### DATASET EXCERPT
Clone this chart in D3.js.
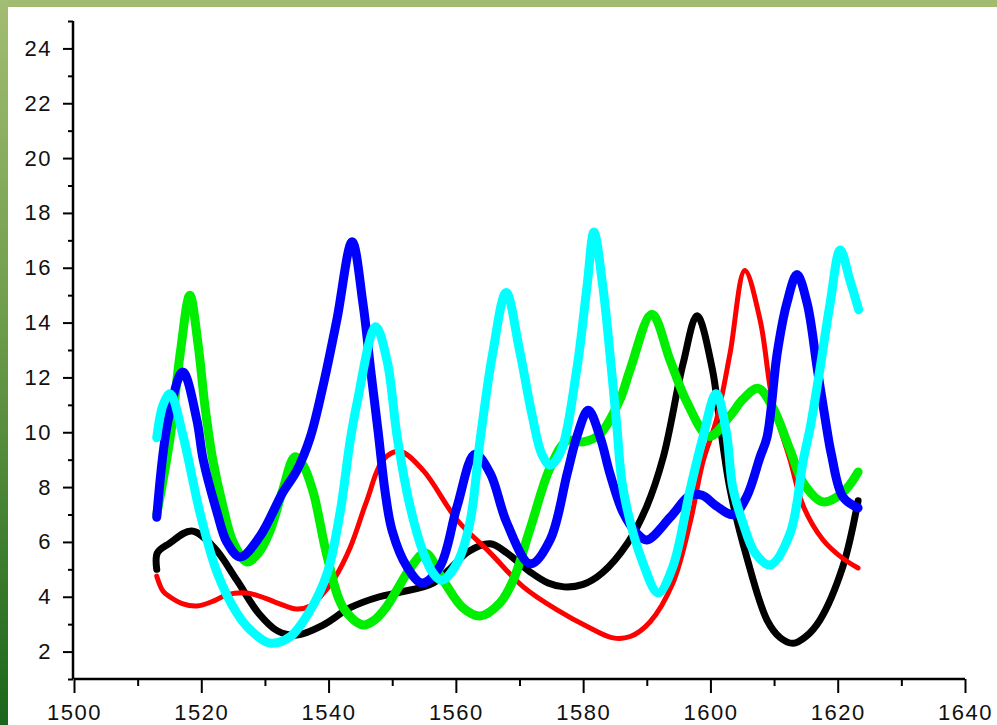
<!DOCTYPE html>
<html>
<head>
<meta charset="utf-8">
<script src="https://cdn.jsdelivr.net/npm/d3@7/dist/d3.min.js"></script>
<style>
html,body{margin:0;padding:0;background:#fff;}
svg{display:block;}
text{font-family:"Liberation Sans",Arial,sans-serif;}
</style>
</head>
<body>
<svg id="chart" width="997" height="725"></svg>
<script>
// ---- data (year, value) ----
const xTicks = [1500,1520,1540,1560,1580,1600,1620,1640];
const yTicks = [2,4,6,8,10,12,14,16,18,20,22,24];

const black = [[1513,5.0],[1513.1,5.6],[1515,5.95],[1518.5,6.4],[1522,5.8],[1525.6,4.6],[1529,3.4],[1532,2.75],[1535,2.6],[1539,2.95],[1543.4,3.6],[1548,4.0],[1551,4.15],[1556.4,4.5],[1559,5.0],[1562,5.65],[1565.4,5.93],[1568,5.6],[1571.7,4.9],[1574.5,4.5],[1577,4.36],[1580,4.45],[1583,4.87],[1587,5.96],[1590,7.3],[1592.6,9.1],[1595.7,12.5],[1597.9,14.25],[1600.3,12.3],[1601.5,10.3],[1603.1,7.9],[1605.7,5.45],[1608.9,3.15],[1611,2.5],[1613,2.3],[1615,2.55],[1617.2,3.15],[1620.8,5.1],[1623.2,7.5]];

const red = [[1513,4.75],[1514,4.2],[1515.1,3.99],[1517,3.75],[1519.3,3.66],[1522,3.85],[1524,4.07],[1527.2,4.14],[1530,3.95],[1532,3.77],[1535,3.55],[1537,3.65],[1538.7,4.0],[1541,4.7],[1543.4,5.8],[1546,7.5],[1548.6,9.0],[1551.2,9.3],[1554.9,8.6],[1560.2,6.8],[1565.4,5.6],[1570.6,4.36],[1575.9,3.52],[1581.1,2.86],[1584.7,2.5],[1587.4,2.55],[1590.5,3.08],[1594.1,4.5],[1596.8,6.7],[1598.8,8.9],[1601,10.5],[1603.1,12.9],[1605.4,15.9],[1607.8,14.1],[1609.8,11.1],[1612.5,9.0],[1614.6,7.3],[1617.7,6.07],[1620.8,5.4],[1623.2,5.05]];

const green = [[1513,7.0],[1515.1,9.8],[1516.7,12.9],[1518.2,15.0],[1519.5,13.2],[1520.6,10.9],[1521.8,9.0],[1523.4,7.3],[1525,6.0],[1527.2,5.27],[1529,5.6],[1530.8,6.4],[1532.8,7.9],[1534.7,9.1],[1536,8.8],[1537.6,7.8],[1539.8,5.45],[1542.3,3.6],[1545.4,2.97],[1547.2,3.15],[1549,3.6],[1551,4.35],[1553,5.1],[1555.2,5.6],[1558,4.6],[1561.1,3.6],[1563.8,3.3],[1566.9,3.77],[1569,4.6],[1571.7,6.5],[1574.8,8.7],[1577.5,9.7],[1580,9.65],[1582.5,9.9],[1585.8,11.2],[1587.4,12.3],[1590.8,14.3],[1593.7,12.6],[1596.3,11.1],[1599.8,9.85],[1603.1,10.6],[1605.1,11.2],[1607.5,11.6],[1609.8,10.9],[1612.5,9.36],[1614.6,8.15],[1617.7,7.46],[1620.8,7.8],[1623.2,8.55]];

const blue = [[1513,6.9],[1514.8,10.45],[1517.1,12.2],[1519.3,10.45],[1520.3,9.0],[1522.5,7.06],[1524,6.0],[1526.1,5.45],[1529.2,6.2],[1532.8,7.8],[1535,8.6],[1537.1,9.8],[1539.1,11.66],[1541.3,14.1],[1543.7,16.95],[1545.4,14.7],[1546.6,12.3],[1547.8,10.0],[1548.9,7.8],[1550,6.4],[1552.3,5.1],[1554.7,4.5],[1557.5,5.1],[1560.2,7.3],[1563,9.2],[1565.4,8.5],[1568,6.7],[1571.7,5.2],[1574.8,6.07],[1577.5,8.5],[1579,9.83],[1580.8,10.8],[1582.7,9.8],[1584.2,8.5],[1586.3,7.06],[1588.5,6.3],[1590,6.07],[1593.7,6.9],[1596.8,7.7],[1598.7,7.7],[1601,7.3],[1603.6,7.0],[1605.7,7.65],[1607.8,9.1],[1608.9,9.83],[1610.5,12.9],[1612,14.7],[1613.6,15.75],[1615.2,14.7],[1616.8,12.3],[1618.3,10.1],[1619,9.2],[1620.8,7.65],[1623.2,7.24]];

const cyan = [[1513,9.8],[1514,11.0],[1515.1,11.4],[1517.1,9.9],[1519.8,7.06],[1522.5,4.87],[1525.6,3.4],[1527.7,2.79],[1530.8,2.31],[1533.9,2.53],[1537.1,3.5],[1539.8,4.87],[1541.8,7.06],[1543.4,9.7],[1544.5,11.1],[1547.4,13.85],[1549.2,12.6],[1550.8,9.8],[1552.8,7.3],[1554.9,5.6],[1556.4,4.87],[1557.8,4.6],[1560.2,5.23],[1562.2,6.7],[1563.8,9.7],[1565.8,12.9],[1567.9,15.1],[1570,13.0],[1572,10.6],[1573.5,9.2],[1574.8,8.8],[1576.5,9.3],[1579,12.3],[1580.6,15.3],[1581.7,17.3],[1583.1,15.3],[1584.2,12.9],[1585.3,10.2],[1586.3,7.9],[1589.4,5.23],[1591.8,4.14],[1594.1,5.1],[1596.8,7.9],[1598.7,9.7],[1600.9,11.4],[1602.5,10.0],[1603.5,8.0],[1605.1,6.7],[1607,5.6],[1609.4,5.16],[1612.5,6.3],[1614.6,9.0],[1615.7,10.2],[1617.2,12.3],[1618.8,14.7],[1620.4,16.65],[1621.9,15.56],[1623.3,14.47]];

const seriesList = [
  {data: black, color: "#000000", width: 7},
  {data: red,   color: "#ff0000", width: 5},
  {data: green, color: "#00ee00", width: 9},
  {data: blue,  color: "#0000ff", width: 9},
  {data: cyan,  color: "#00ffff", width: 9}
];

// ---- drawing ----
const svg = d3.select("#chart");
const W = 997, H = 725;

const defs = svg.append("defs");
const lg = defs.append("linearGradient").attr("id","leftGrad").attr("x1",0).attr("y1",0).attr("x2",0).attr("y2",1);
lg.append("stop").attr("offset","0%").attr("stop-color","#a3bd72");
lg.append("stop").attr("offset","45%").attr("stop-color","#6c9c4a");
lg.append("stop").attr("offset","100%").attr("stop-color","#1a661a");

svg.append("rect").attr("x",0).attr("y",0).attr("width",W).attr("height",H).attr("fill","#fff");
svg.append("rect").attr("x",0).attr("y",0).attr("width",W).attr("height",7).attr("fill","#a1bc70");
svg.append("rect").attr("x",0).attr("y",0).attr("width",8).attr("height",H).attr("fill","url(#leftGrad)");

const x = d3.scaleLinear().domain([1500,1640]).range([74,965]);
const y = d3.scaleLinear().domain([1,25]).range([679,21]);

const line = d3.line()
  .x(d => x(d[0]))
  .y(d => y(d[1]))
  .curve(d3.curveCatmullRom.alpha(0.5));

const g = svg.append("g");
seriesList.forEach(s => {
  g.append("path")
    .attr("d", line(s.data))
    .attr("fill","none")
    .attr("stroke", s.color)
    .attr("stroke-width", s.width)
    .attr("stroke-linejoin","round")
    .attr("stroke-linecap","round");
});

// axes
const xAxis = d3.axisBottom(x).tickValues(xTicks).tickFormat(d3.format("d")).tickSize(14).tickPadding(11);
const xMinor = d3.axisBottom(x).tickValues(d3.range(1510,1640,20)).tickFormat("").tickSize(7);
const yAxis = d3.axisLeft(y).tickValues(yTicks).tickFormat(d3.format("d")).tickSize(10).tickPadding(11);
const yMinor = d3.axisLeft(y).tickValues(d3.range(1,26,2)).tickFormat("").tickSize(5);

function styleAxis(sel){
  sel.select(".domain").attr("stroke","#000").attr("stroke-width",2.5);
  sel.selectAll(".tick line").attr("stroke","#000").attr("stroke-width",2);
  sel.selectAll("text").attr("fill","#111").style("font-size","22px").style("letter-spacing","1.5px")
     .style("font-family","'Liberation Sans', Arial, sans-serif");
}

const gx = svg.append("g").attr("transform","translate(0,679)").call(xAxis);
gx.select(".domain").attr("d","M74,0H965");
styleAxis(gx);
const gxm = svg.append("g").attr("transform","translate(0,679)").call(xMinor);
gxm.select(".domain").remove();
styleAxis(gxm);

const gy = svg.append("g").attr("transform","translate(73,0)").call(yAxis);
gy.select(".domain").attr("d","M0,21V679");
styleAxis(gy);
const gym = svg.append("g").attr("transform","translate(73,0)").call(yMinor);
gym.select(".domain").remove();
styleAxis(gym);
</script>
</body>
</html>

### TASK TO CARRY OUT
Everything from the top line of the data down to and including the line with "const yTicks = [2,4,6,8,10,12,14,16,18,20,22,24];" is to be copied, except the pictures.

### SOLUTION TO THIS EXERCISE
Clone this chart in D3.js.
<!DOCTYPE html>
<html>
<head>
<meta charset="utf-8">
<script src="https://cdn.jsdelivr.net/npm/d3@7/dist/d3.min.js"></script>
<style>
html,body{margin:0;padding:0;background:#fff;}
svg{display:block;}
text{font-family:"Liberation Sans",Arial,sans-serif;}
</style>
</head>
<body>
<svg id="chart" width="997" height="725"></svg>
<script>
// ---- data (year, value) ----
const xTicks = [1500,1520,1540,1560,1580,1600,1620,1640];
const yTicks = [2,4,6,8,10,12,14,16,18,20,22,24];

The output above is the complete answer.